At 8:10 a.m. ET in Europe, the FTSE 100 index of leading British shares was up 0.5 percent at 6,367, while Germany's DAX rose 0.2 percent to 10,087. France's CAC 40 gained 0.4 percent to trade at 4,693. U.S. stocks were poised for a subdued opening following sizeable gains on Thursday. Dow futures and the broader S&P 500 futures were down 0.1 percent.
Stocks around the world have enjoyed one of their best weeks in ages as traders think a disappointing run of U.S. economic data may mean the Fed won't raise its main interest rate for the first time in more than nine years in December. Figures Thursday showing minimal inflation pressures in the U.S. served to reinforce that view.
The Fed has an interest rate policy meeting in late-October, and the markets will be keen to get a clearer message about its intentions. Near-zero percent U.S. interest rates have been one of the main supporters of stocks markets over the past few years.
"There are significant doubts emerging that the Federal Reserve will even be able to consider raising rates this year," said Michael Hewson, chief market analyst at CMC Markets.

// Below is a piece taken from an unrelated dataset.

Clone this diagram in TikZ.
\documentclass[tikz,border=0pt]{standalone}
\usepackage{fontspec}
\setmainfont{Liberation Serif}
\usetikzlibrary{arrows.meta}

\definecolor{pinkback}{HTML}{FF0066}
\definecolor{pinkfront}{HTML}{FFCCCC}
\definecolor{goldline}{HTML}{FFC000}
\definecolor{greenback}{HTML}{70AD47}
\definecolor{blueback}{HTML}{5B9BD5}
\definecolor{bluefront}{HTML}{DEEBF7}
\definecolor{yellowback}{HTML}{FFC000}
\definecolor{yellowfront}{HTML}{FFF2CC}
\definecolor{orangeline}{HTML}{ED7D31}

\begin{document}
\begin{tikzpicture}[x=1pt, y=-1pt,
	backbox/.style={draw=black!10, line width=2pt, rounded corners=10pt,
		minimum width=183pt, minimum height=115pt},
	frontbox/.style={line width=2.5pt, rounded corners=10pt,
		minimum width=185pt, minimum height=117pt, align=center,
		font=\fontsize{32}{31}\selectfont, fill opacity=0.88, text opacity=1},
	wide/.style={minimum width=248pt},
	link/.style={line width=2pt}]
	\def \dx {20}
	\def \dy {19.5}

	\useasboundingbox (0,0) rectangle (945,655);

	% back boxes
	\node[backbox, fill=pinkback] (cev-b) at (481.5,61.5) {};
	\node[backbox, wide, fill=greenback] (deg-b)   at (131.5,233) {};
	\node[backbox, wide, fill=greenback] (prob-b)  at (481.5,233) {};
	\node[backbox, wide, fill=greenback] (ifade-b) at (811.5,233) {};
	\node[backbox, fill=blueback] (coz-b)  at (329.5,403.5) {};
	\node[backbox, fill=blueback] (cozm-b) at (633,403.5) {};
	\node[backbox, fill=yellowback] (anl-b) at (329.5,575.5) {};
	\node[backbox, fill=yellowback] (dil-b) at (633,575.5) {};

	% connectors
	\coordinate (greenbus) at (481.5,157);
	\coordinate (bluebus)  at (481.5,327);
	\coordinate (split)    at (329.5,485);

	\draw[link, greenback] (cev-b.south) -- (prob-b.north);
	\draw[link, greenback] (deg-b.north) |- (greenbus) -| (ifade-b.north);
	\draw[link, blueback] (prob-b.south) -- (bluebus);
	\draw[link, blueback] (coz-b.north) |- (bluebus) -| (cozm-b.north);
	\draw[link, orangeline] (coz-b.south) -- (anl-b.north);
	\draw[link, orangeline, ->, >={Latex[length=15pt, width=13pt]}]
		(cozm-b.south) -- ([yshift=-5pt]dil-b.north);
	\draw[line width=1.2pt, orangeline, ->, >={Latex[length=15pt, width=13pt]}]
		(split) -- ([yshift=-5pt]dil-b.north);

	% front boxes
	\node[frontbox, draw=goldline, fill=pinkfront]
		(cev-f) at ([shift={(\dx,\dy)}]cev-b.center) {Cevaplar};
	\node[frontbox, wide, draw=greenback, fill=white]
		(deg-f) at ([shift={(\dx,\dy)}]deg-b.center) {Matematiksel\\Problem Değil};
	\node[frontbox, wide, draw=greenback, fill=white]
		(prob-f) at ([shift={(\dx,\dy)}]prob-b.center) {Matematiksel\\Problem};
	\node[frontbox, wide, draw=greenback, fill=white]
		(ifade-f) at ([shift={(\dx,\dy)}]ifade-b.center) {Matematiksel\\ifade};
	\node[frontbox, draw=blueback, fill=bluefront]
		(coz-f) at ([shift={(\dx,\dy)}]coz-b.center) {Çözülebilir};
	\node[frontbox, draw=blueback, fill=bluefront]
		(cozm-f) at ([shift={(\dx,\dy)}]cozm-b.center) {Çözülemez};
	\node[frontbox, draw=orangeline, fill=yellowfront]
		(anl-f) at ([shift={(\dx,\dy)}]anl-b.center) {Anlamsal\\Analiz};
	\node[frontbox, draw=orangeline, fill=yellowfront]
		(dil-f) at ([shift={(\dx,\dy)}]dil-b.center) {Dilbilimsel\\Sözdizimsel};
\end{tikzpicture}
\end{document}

Japan's benchmark Nikkei 225 added 1.1 percent to 18,292. But South Korea's Kospi inched down nearly 0.2 percent to 2,030. Hong Kong's Hang Seng rose 0.8 percent to 23,067, while the Shanghai Composite in mainland China was up 1.6 percent at 3,391.
Japanese shares were buoyed further by expectations that the country's central bank will come up with more stimulus measures this month or next month. That helped send the Nikkei higher.
Benchmark U.S. crude added 38 cents to $46.76 a barrel on the New York Mercantile Exchange. Brent crude, used to price international oil, rose 23 cents to $49.96.
The euro fell 0.2 percent to $1.1347, while the dollar rose 0.1 percent to 119.07 yen.